IT HAS been boxing clever since just after the end of the Second World War.

Now Eastleigh Amateur Boxing Club (EABC) has celebrated its 70th anniversary – less than a year after it closed down for several months.

A nostalgic evening at the Locomotive Club in Station Hill, Eastleigh, was attended by about 50 people, including coaches past and present.

Eastleigh is thought to have had a boxing club since the 1920s or 1930s. But EABC was founded in 1947 by Sandy Powell. His career began when he worked on the railways and he went on to become the British Rail and Southern Counties light welterweight champion. Two years after the end of the war he became an affiliated Amateur Boxing Association coach and started a small club that became a breeding ground for future champions.

Nicky Catsudis and Jan Madgiary both turned professional and celebrated victories against boxing greats such as Alex Minter.

The club moved from the Golden Hind pub to new premises in Bishopstoke and continued to welcome successful coaches, one of whom, Michael Uzebu-Asije, was made an MBE for services to sport in the Queen’s Birthday Honours List in 2007.

A Commonwealth Games bronze medal winner in 1958, he moved to England from Nigeria as a 12 year-old cabin boy before settling in Eastleigh.

After winning more than 200 fights as an amateur light-welterweight he became a respected coach and was awarded an MBE for services to the sport nine years ago.

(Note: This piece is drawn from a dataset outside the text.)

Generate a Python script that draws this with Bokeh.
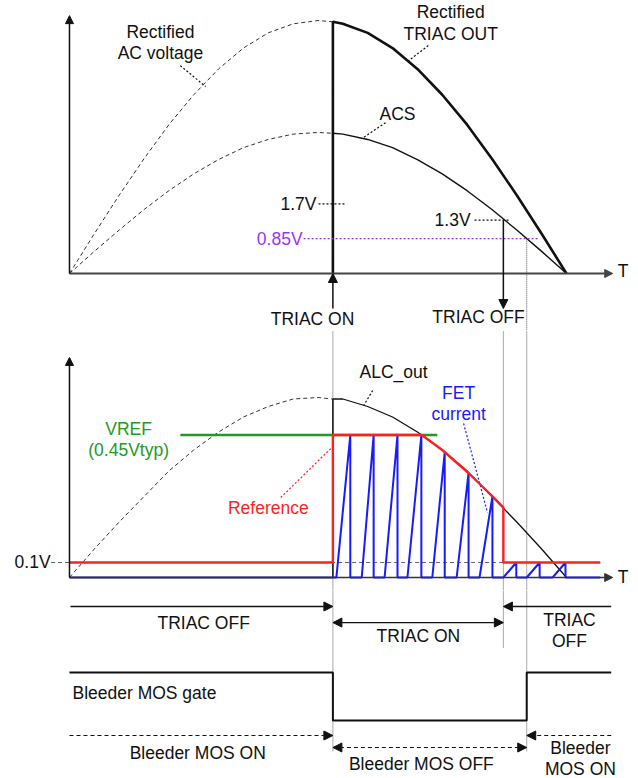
from bokeh.plotting import figure
from bokeh.layouts import column
from bokeh.models import Range1d, Arrow, NormalHead
from bokeh.core.properties import value
from bokeh.embed import file_html
from bokeh.resources import INLINE

# ---------------- data (time in arbitrary units over one rectified half cycle) ----------------
t_wave = [0, 0.5, 1, 1.5, 2, 2.5, 3, 3.5, 4, 4.5, 5, 5.3, 5.5, 6, 6.5, 7, 7.5, 8, 8.5, 9, 9.5, 10]
ac_voltage = [0, 0.97, 1.91, 2.80, 3.63, 4.36, 4.99, 5.50, 5.87, 6.09, 6.17, 6.14, 6.09, 5.87, 5.50, 4.99,
              4.36, 3.63, 2.80, 1.91, 0.97, 0]
acs_voltage = [0, 0.54, 1.06, 1.56, 2.02, 2.43, 2.78, 3.07, 3.27, 3.40, 3.44, 3.42, 3.40, 3.27, 3.07, 2.78,
               2.43, 2.02, 1.56, 1.06, 0.54, 0]
alc_out = [0, 0.19, 0.37, 0.54, 0.71, 0.85, 0.97, 1.07, 1.14, 1.19, 1.20, 1.19, 1.19, 1.14, 1.07, 0.97,
           0.85, 0.71, 0.54, 0.37, 0.19, 0]

t_triac_on = 5.3
t_triac_off = 8.73
t_bleeder_on = 9.2
t_end = 10.9
t_axis_end = 10.93

acs_labels = ["1.7V", "1.3V", "0.85V"]
acs_levels = [1.7, 1.3, 0.85]

vref_level = 0.95
low_level = 0.1
ref_t = [0, 5.3, 5.3, 7.09, 7.5, 8.0, 8.5, 8.73, 8.73, 10.68]
ref_v = [0.1, 0.1, 0.95, 0.95, 0.85, 0.705, 0.545, 0.467, 0.1, 0.1]

tooth_start = [5.37, 5.88, 6.34, 6.80, 7.30, 7.79, 8.25, 8.73, 9.20, 9.72]
tooth_peak_t = [5.65, 6.12, 6.60, 7.08, 7.55, 8.03, 8.51, 8.99, 9.46, 9.98]
tooth_peak = [0.95, 0.95, 0.95, 0.95, 0.835, 0.697, 0.541, 0.1, 0.1, 0.1]
fet_end = 10.68

gate_t = [0, 5.3, 5.3, 9.2, 9.2, 10.9]
gate_level = [1, 1, 0, 0, 1, 1]

# ---------------- styling helpers ----------------
FONT = value("Liberation Sans")
FS = "17.5px"
XL, XR = -1.388, 11.449
BLACK = "#111111"
GRAY = "#555555"
RED = "#ff1f1f"
BLUE = "#1a1aff"
GREEN = "#239a23"
PURPLE = "#9933ff"


def make_fig(h, y0, y1):
    p = figure(width=638, height=h, x_range=Range1d(XL, XR), y_range=Range1d(y0, y1),
               output_backend="svg", toolbar_location=None, x_axis_type=None, y_axis_type=None,
               min_border=0)
    p.outline_line_color = None
    p.background_fill_color = "white"
    p.border_fill_color = "white"
    return p


def txt(p, x, y, s, color=BLACK, align="center"):
    p.text(x=[x], y=[y], text=[s], text_font=FONT, text_font_size=FS, text_color=color,
           text_align=align, text_baseline="middle")


def arrow(p, x0, y0, x1, y1, color=BLACK, width=1.5, dash="solid", both=False, size=9):
    head = NormalHead(size=size, fill_color=color, line_color=color, line_width=1)
    start = NormalHead(size=size, fill_color=color, line_color=color, line_width=1) if both else None
    p.add_layout(Arrow(end=head, start=start, x_start=x0, y_start=y0, x_end=x1, y_end=y1,
                       line_color=color, line_width=width, line_dash=dash))


# ================= TOP PANEL =================
p1 = make_fig(330, -1.390, 6.659)
i_on = t_wave.index(t_triac_on)

# axes
arrow(p1, 0, 0, 0, 6.29, color=BLACK, width=1.5, size=8)
arrow(p1, 0, 0, t_axis_end, 0, color="#444444", width=2, size=8)
txt(p1, 11.03, 0.05, "T", align="left")

# rectified AC (dashed until triac on)
p1.line(t_wave[:i_on + 1], ac_voltage[:i_on + 1], line_dash="4 3", line_width=1, line_color="#333333")
p1.line(t_wave[:i_on + 1], acs_voltage[:i_on + 1], line_dash="4 3", line_width=1, line_color="#333333")
p1.line(t_wave[i_on:], acs_voltage[i_on:], line_width=1.4, line_color=BLACK)
p1.line([t_triac_on] + t_wave[i_on:], [0] + ac_voltage[i_on:], line_width=2.6, line_color=BLACK)

# labels + leaders
txt(p1, 1.83, 5.90, "Rectified")
txt(p1, 1.83, 5.37, "AC voltage")
p1.line([2.23, 2.74], [5.07, 4.56], line_dash="2 2", line_width=1.2, line_color=BLACK)
txt(p1, 7.67, 6.37, "Rectified")
txt(p1, 7.67, 5.85, "TRIAC OUT")
p1.line([7.22, 6.78], [5.56, 5.15], line_dash="2 2", line_width=1.2, line_color=BLACK)
txt(p1, 6.60, 3.90, "ACS")
p1.line([6.36, 5.92], [3.68, 3.32], line_dash="2 2", line_width=1.2, line_color=BLACK)

# threshold levels
txt(p1, 4.97, acs_levels[0], acs_labels[0], align="right")
p1.line([5.01, 5.57], [acs_levels[0]] * 2, line_dash="2 2", line_width=1.3, line_color=BLACK)
txt(p1, 8.07, acs_levels[1], acs_labels[1], align="right")
p1.line([8.15, 8.87], [acs_levels[1]] * 2, line_dash="2 2", line_width=1.3, line_color=BLACK)
txt(p1, 4.69, acs_levels[2], acs_labels[2], color=PURPLE, align="right")
p1.line([4.71, 9.42], [acs_levels[2]] * 2, line_dash="2 2", line_width=1.3, line_color=PURPLE)

# triac on / off arrows
arrow(p1, t_triac_on, -0.854, t_triac_on, 0, width=1.5, size=9)
txt(p1, 4.89, -1.12, "TRIAC ON")
arrow(p1, t_triac_off, acs_levels[1], t_triac_off, -0.854, width=1.5, size=9)
txt(p1, 8.23, -1.07, "TRIAC OFF")
p1.line([t_bleeder_on, t_bleeder_on], [acs_levels[2], -1.39], line_dash="1 1", line_width=1, line_color=GRAY)

# ================= MIDDLE PANEL =================
p2 = make_fig(260, -0.0867, 1.6467)

for tv in (t_triac_on, t_triac_off, t_bleeder_on):
    p2.line([tv, tv], [-0.0867, 1.6467], line_dash="1 1", line_width=1, line_color=GRAY)

arrow(p2, 0, 0, 0, 1.467, color=BLACK, width=1.5, size=8)
arrow(p2, 0, 0, t_axis_end, 0, color="#333333", width=1.3, size=8)
txt(p2, 11.03, 0.0, "T", align="left")

# 0.1V dashed reference
txt(p2, -0.38, low_level, "0.1V", align="right")
p2.line([-0.37, t_triac_off], [low_level] * 2, line_dash="4 3", line_width=1.2, line_color="#666666")

# ALC_out
p2.line(t_wave[:i_on + 1], alc_out[:i_on + 1], line_dash="4 3", line_width=1, line_color="#333333")
p2.line(t_wave[i_on:], alc_out[i_on:], line_width=1.3, line_color=BLACK)
p2.line([t_triac_on, t_triac_on], [0, alc_out[i_on]], line_width=1.5, line_color=BLACK)
txt(p2, 6.52, 1.367, "ALC_out")
p2.line([6.10, 5.92], [1.247, 1.147], line_dash="2 2", line_width=1.2, line_color=BLACK)

# VREF
p2.line([2.23, 7.40], [vref_level] * 2, line_width=2.6, line_color=GREEN)
txt(p2, 1.19, 0.993, "VREF", color=GREEN)
txt(p2, 1.19, 0.847, "(0.45Vtyp)", color=GREEN)

# FET current sawtooth
p2.line([0, t_triac_on], [0, 0], line_width=2.2, line_color="#1c1c80")
fet_x, fet_y = [t_triac_on], [0]
for s, pt, pv in zip(tooth_start, tooth_peak_t, tooth_peak):
    fet_x += [s, pt, pt]
    fet_y += [0, pv, 0]
fet_x.append(fet_end)
fet_y.append(0)
p2.line(fet_x, fet_y, line_width=2, line_color=BLUE)
txt(p2, 7.83, 1.233, "FET", color=BLUE)
txt(p2, 7.83, 1.093, "current", color=BLUE)
p2.line([7.93, 8.41], [1.027, 0.433], line_dash="2 2", line_width=1.2, line_color=BLUE)

# Reference
p2.line(ref_t, ref_v, line_width=2.4, line_color=RED)
txt(p2, 4.00, 0.46, "Reference", color=RED)
p2.line([4.25, 5.28], [0.533, 0.867], line_dash="2 2", line_width=1.2, line_color=RED)

# ================= BOTTOM PANEL =================
p3 = make_fig(188, -1.2083, 2.7083)

p3.line([t_triac_on, t_triac_on], [2.7083, -0.64], line_dash="1 1", line_width=1, line_color=GRAY)
p3.line([t_bleeder_on, t_bleeder_on], [2.7083, -0.64], line_dash="1 1", line_width=1, line_color=GRAY)
p3.line([t_triac_off, t_triac_off], [2.7083, 1.5], line_dash="1 1", line_width=1, line_color=GRAY)

# TRIAC state row
arrow(p3, 0.02, 2.375, t_triac_on, 2.375, width=1.4, size=9)
arrow(p3, t_end, 2.375, t_triac_off, 2.375, width=1.4, size=9)
txt(p3, 2.70, 2.04, "TRIAC OFF")
arrow(p3, t_triac_on, 2.04, t_triac_off, 2.04, width=1.4, size=9, both=True)
txt(p3, 7.02, 1.75, "TRIAC ON")
txt(p3, 10.06, 2.10, "TRIAC")
txt(p3, 10.06, 1.65, "OFF")

# Bleeder gate
p3.line(gate_t, gate_level, line_width=2, line_color=BLACK)
txt(p3, 0.06, 0.583, "Bleeder MOS gate", align="left")

# Bleeder state row
arrow(p3, 0, -0.3125, t_triac_on, -0.3125, width=1.2, dash="4 3", size=9)
arrow(p3, t_end, -0.3125, t_bleeder_on, -0.3125, width=1.2, dash="4 3", size=9)
txt(p3, 2.58, -0.667, "Bleeder MOS ON")
arrow(p3, t_triac_on, -0.5625, t_bleeder_on, -0.5625, width=1.2, dash="4 3", size=9, both=True)
txt(p3, 7.08, -0.896, "Bleeder MOS OFF")
txt(p3, 10.28, -0.5625, "Bleeder")
txt(p3, 10.28, -1.0, "MOS ON")

layout = column(p1, p2, p3, spacing=0)
open("out.html", "w").write(file_html(layout, INLINE))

Mr Asije died in 2016, aged 83. Based at The Hub in Bishopstoke Road, Eastleigh, the club closed in 2016 but was relaunched a few months later.

Chairman Stuart Rooney said: “The club ran into difficulties and ended. When I found out I knew it was my mission to get it up and running again.

“In February last year it started back up and now has three sessions a week with five England-qualified boxing coaches including myself.

“We’ve also been nominated for club of the year in the Eastleigh Sports Awards, which will be announced next month.”

EABC notched up its 70th anniversary last year but decided to postpone the celebrations until after Christmas.